▸ **EXERCISE AIM**:
Your task is to write out only the lines running from the line with "Generate a web" to the line with "const yTicks = [0, 100, 200, 300, 400];", both ends kept, with no images.

# LISTING start

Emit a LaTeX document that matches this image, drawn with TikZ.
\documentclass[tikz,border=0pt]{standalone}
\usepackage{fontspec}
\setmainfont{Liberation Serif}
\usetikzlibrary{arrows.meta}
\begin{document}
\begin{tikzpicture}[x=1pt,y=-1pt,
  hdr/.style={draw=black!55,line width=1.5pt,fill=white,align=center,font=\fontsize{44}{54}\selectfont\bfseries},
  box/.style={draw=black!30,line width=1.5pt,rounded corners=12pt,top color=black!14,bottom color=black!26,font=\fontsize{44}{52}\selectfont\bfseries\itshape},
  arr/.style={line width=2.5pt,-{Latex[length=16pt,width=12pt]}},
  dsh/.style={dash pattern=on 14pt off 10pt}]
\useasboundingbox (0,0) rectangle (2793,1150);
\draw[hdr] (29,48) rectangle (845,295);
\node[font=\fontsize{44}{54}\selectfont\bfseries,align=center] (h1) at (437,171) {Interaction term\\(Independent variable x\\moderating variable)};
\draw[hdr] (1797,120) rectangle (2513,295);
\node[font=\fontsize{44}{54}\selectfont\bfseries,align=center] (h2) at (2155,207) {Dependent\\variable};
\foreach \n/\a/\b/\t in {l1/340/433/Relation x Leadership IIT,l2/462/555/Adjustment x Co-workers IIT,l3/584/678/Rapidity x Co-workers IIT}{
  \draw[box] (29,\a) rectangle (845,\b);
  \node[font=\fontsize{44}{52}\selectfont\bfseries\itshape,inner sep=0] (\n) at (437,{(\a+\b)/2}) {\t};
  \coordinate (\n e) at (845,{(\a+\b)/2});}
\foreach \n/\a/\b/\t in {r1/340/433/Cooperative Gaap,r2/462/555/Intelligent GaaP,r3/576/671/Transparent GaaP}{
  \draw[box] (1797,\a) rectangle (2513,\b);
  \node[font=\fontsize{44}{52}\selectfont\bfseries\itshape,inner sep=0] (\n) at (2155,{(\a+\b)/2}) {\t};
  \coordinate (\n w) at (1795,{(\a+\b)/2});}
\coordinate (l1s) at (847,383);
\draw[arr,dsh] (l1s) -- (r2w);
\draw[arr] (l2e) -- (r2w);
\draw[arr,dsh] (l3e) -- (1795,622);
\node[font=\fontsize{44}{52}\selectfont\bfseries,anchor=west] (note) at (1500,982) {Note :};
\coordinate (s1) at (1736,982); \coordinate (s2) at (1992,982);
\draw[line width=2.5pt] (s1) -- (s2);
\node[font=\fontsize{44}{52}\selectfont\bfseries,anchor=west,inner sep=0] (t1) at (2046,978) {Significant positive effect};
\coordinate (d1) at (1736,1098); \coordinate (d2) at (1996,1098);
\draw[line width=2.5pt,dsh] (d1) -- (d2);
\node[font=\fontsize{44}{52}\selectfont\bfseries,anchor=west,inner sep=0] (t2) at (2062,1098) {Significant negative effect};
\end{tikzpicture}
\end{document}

# LISTING end
# LISTING start

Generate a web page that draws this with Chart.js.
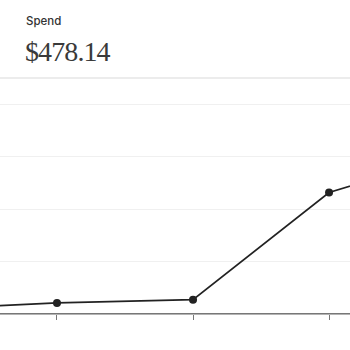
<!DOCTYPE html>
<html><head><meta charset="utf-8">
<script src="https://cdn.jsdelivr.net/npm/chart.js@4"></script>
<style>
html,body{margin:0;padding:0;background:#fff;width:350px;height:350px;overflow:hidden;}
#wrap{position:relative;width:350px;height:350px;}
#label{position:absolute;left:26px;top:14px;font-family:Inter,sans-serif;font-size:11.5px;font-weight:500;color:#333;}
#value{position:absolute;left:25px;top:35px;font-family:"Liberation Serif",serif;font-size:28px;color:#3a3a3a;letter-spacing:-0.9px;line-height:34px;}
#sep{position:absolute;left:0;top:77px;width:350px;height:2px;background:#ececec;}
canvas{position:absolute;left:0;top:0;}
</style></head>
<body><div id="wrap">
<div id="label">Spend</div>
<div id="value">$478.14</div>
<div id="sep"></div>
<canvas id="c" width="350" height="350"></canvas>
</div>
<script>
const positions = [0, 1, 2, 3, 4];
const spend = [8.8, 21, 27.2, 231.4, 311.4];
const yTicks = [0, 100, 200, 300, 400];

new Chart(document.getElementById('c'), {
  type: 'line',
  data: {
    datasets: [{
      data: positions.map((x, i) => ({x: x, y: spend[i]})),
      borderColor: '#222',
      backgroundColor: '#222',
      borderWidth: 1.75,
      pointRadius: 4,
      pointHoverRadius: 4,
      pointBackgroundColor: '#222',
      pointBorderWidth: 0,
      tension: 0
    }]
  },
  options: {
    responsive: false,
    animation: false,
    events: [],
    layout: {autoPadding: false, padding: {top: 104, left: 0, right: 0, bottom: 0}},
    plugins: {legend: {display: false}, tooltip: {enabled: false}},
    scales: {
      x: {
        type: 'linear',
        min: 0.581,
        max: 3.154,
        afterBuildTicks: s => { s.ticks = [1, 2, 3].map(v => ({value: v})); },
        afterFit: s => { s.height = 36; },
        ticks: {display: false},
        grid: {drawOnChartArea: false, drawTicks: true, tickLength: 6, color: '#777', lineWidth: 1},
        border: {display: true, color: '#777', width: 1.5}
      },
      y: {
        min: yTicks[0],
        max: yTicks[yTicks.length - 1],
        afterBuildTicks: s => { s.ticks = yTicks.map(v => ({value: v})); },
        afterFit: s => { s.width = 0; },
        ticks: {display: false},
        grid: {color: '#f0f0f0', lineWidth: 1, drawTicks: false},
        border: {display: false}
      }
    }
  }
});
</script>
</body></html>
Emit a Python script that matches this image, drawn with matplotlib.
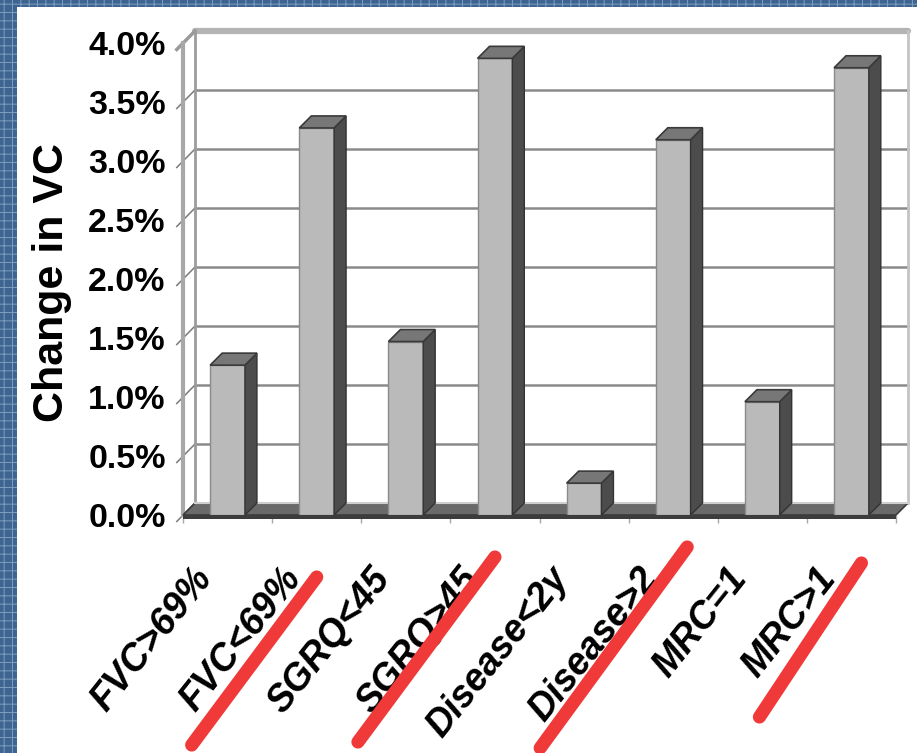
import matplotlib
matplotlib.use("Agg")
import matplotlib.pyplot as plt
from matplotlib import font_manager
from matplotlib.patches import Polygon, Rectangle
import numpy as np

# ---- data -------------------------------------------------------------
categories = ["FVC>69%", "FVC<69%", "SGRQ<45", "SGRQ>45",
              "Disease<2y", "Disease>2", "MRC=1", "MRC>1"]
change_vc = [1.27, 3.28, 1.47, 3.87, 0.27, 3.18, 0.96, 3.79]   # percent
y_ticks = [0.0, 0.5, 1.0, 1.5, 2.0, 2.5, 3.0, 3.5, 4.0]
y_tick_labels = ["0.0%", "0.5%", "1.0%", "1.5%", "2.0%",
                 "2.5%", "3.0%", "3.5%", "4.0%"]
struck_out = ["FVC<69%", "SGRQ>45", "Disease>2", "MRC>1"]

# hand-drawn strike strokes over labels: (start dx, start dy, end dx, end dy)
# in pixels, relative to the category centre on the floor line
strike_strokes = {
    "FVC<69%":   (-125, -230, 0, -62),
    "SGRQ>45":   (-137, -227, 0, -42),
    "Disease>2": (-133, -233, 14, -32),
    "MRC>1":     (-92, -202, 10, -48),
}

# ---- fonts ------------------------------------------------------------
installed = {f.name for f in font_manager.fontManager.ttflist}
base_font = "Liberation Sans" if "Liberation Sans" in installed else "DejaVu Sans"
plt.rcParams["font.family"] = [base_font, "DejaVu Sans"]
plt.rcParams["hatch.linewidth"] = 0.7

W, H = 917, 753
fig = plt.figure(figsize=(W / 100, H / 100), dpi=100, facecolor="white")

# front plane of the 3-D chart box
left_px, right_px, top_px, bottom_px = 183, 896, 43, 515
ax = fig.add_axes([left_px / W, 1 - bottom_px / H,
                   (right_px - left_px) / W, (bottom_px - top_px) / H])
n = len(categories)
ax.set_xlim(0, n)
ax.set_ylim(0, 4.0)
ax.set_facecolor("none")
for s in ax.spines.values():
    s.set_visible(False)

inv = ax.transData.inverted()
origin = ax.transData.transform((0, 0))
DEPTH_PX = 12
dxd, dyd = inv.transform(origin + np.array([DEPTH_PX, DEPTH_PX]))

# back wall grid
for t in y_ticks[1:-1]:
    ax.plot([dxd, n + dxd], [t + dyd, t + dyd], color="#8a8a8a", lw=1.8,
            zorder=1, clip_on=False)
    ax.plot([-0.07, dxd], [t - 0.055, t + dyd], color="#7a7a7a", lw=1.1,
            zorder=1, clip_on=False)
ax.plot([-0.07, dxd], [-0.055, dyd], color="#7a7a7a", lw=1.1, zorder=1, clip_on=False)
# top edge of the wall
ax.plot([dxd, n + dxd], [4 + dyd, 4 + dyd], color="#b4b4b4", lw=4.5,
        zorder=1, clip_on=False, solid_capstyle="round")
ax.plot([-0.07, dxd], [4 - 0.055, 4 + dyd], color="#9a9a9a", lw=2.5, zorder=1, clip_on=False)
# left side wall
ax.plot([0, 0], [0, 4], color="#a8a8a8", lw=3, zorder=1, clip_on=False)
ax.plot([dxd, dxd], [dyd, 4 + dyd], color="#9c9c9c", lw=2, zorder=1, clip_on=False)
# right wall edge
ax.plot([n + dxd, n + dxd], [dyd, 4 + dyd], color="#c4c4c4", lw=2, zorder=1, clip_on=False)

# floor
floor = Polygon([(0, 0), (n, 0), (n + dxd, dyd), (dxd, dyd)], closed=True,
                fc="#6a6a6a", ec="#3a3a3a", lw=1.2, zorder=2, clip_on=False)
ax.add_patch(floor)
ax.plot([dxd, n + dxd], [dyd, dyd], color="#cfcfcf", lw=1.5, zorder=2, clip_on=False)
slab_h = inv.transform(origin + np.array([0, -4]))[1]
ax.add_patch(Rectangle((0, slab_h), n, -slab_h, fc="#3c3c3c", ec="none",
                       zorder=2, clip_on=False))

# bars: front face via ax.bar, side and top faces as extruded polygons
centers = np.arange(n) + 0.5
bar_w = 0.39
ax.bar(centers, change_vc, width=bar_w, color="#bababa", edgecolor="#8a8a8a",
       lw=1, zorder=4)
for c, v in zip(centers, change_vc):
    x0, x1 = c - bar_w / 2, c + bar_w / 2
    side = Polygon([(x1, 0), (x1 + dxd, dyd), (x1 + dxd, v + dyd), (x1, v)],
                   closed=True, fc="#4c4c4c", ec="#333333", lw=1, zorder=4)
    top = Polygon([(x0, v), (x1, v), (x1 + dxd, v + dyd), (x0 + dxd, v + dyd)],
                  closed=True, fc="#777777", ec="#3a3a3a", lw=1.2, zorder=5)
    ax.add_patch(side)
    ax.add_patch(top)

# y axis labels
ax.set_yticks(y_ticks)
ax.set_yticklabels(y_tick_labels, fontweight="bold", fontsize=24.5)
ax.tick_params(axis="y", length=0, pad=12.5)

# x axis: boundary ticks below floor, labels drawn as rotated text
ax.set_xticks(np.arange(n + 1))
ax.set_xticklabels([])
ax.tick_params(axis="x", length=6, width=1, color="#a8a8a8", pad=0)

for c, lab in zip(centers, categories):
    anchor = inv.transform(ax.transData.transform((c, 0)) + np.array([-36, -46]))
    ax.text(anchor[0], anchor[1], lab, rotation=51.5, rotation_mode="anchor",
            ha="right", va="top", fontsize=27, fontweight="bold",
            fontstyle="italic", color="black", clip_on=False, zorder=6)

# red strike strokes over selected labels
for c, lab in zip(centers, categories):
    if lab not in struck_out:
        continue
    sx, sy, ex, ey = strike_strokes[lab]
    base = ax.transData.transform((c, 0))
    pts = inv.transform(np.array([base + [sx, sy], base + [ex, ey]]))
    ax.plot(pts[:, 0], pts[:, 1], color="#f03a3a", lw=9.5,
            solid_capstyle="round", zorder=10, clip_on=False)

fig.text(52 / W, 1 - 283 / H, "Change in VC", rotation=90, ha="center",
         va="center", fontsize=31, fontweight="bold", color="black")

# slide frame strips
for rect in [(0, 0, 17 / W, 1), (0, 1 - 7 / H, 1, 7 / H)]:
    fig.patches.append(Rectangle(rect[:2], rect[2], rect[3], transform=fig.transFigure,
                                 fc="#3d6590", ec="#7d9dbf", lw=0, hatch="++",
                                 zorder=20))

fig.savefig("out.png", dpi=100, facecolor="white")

# LISTING end

▸ **EXERCISE RESPONSE**:
Generate a web page that draws this with Chart.js.
<!DOCTYPE html>
<html><head><meta charset="utf-8">
<script src="https://cdn.jsdelivr.net/npm/chart.js@4"></script>
<style>
html,body{margin:0;padding:0;background:#fff;width:350px;height:350px;overflow:hidden;}
#wrap{position:relative;width:350px;height:350px;}
#label{position:absolute;left:26px;top:14px;font-family:Inter,sans-serif;font-size:11.5px;font-weight:500;color:#333;}
#value{position:absolute;left:25px;top:35px;font-family:"Liberation Serif",serif;font-size:28px;color:#3a3a3a;letter-spacing:-0.9px;line-height:34px;}
#sep{position:absolute;left:0;top:77px;width:350px;height:2px;background:#ececec;}
canvas{position:absolute;left:0;top:0;}
</style></head>
<body><div id="wrap">
<div id="label">Spend</div>
<div id="value">$478.14</div>
<div id="sep"></div>
<canvas id="c" width="350" height="350"></canvas>
</div>
<script>
const positions = [0, 1, 2, 3, 4];
const spend = [8.8, 21, 27.2, 231.4, 311.4];
const yTicks = [0, 100, 200, 300, 400];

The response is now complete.